Apakah Anda ingat kondisi perekonomian Indonesia pada masa Orde Baru? Krisis terjadi di mana-mana akibat inflasi. Tapi, sebenarnya, apa itu inflasi? Dan pernahkah Anda mendengar tentang temannya yang bernama deflasi? Di sini, kita akan kupas tuntas bedanya inflasi dan deflasi.
Inflasi
Inflasi adalah ukuran kuantitatif seberapa cepat harga barang dalam suatu perekonomian meningkat. Hal ini dapat terjadi ketika barang dan jasa memiliki permintaan tinggi, sehingga menyebabkan penurunan ketersediaan (pasokan) dan kenaikan harga. Inflasi terkadang disebut sebagai terlalu banyak dolar yang mengejar terlalu sedikit barang.
Pasokan dapat menurun karena berbagai alasan. Misalnya, bencana alam dapat memusnahkan panen pangan, ledakan perumahan dapat menghabiskan persediaan bangunan, atau permintaan agregat dapat membanjiri inventaris. Apa pun alasannya, konsumen bersedia membayar lebih untuk barang yang mereka inginkan, yang menyebabkan produsen dan penyedia layanan mengenakan biaya lebih tinggi.
Ukuran inflasi yang paling umum adalah tingkat kenaikan indeks harga konsumen (IHK) . IHK adalah sekumpulan barang secara teoritis, termasuk barang dan jasa konsumen, perawatan medis, dan biaya transportasi. Pemerintah melacak harga barang dan jasa dalam sekumpulan barang dan jasa tersebut untuk memperoleh pemahaman tentang daya beli dolar AS.
Deflasi
Sama seperti inflasi yang tidak terkendali itu buruk, penurunan harga yang tidak terkendali dapat menyebabkan spiral deflasi yang merusak. Situasi ini biasanya terjadi selama periode krisis ekonomi, seperti resesi atau depresi , karena output ekonomi melambat dan permintaan untuk investasi dan konsumsi mengering. Hal ini dapat menyebabkan penurunan harga aset secara keseluruhan karena produsen dipaksa melikuidasi inventaris yang tidak lagi ingin dibeli orang.
Konsumen dan pelaku bisnis sama-sama mulai menahan cadangan uang likuid untuk melindungi diri dari kerugian finansial lebih lanjut. Semakin banyak uang yang ditabung, semakin sedikit uang yang dibelanjakan, yang selanjutnya akan menurunkan permintaan agregat.

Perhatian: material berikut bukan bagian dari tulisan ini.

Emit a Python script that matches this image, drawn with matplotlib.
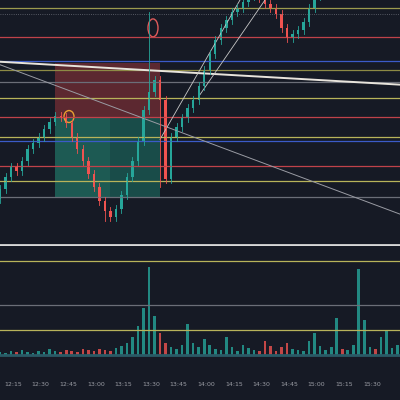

Pada titik ini, ekspektasi masyarakat terhadap inflasi di masa mendatang juga menurun dan mereka mulai menimbun uang. Konsumen tidak lagi punya insentif untuk membelanjakan uang hari ini, padahal mereka dapat berharap bahwa uang mereka akan memiliki daya beli lebih besar di masa mendatang.
Deflasi berbeda dengan disinflasi , yang merupakan penurunan tingkat inflasi positif dari periode ke periode.
Apakah Inflasi Selalu Buruk?
Tidak, tidak selalu. Inflasi yang terkendali dan moderat biasanya tidak akan mengganggu pengeluaran konsumen. Inflasi menjadi masalah ketika kenaikan harga sangat besar dan menghambat kegiatan ekonomi.
Dampak dari Deflasi
Permintaan yang menurun dan pengeluaran yang lebih sedikit dapat menyebabkan harga semakin rendah dan memperlambat ekonomi. Deflasi ini dapat memaksa perusahaan untuk menghentikan perekrutan atau memberhentikan pekerja. Upah juga dapat menurun.
Kesimpulan
Sebagian besar bank sentral dunia menargetkan tingkat inflasi yang moderat, sekitar 2%–3% per tahun. Tingkat inflasi yang lebih tinggi dapat membahayakan perekonomian karena menyebabkan harga barang naik terlalu cepat, terkadang melebihi kenaikan upah.
Dengan alasan yang sama, deflasi juga bisa menjadi berita buruk bagi perekonomian. Orang mungkin menimbun uang tunai alih-alih membelanjakannya atau menginvestasikannya karena mereka berharap harga akan segera turun.Nah, itulah bedanya inflasi dan deflasi. Semoga pembahasan ini dapat membantu Anda.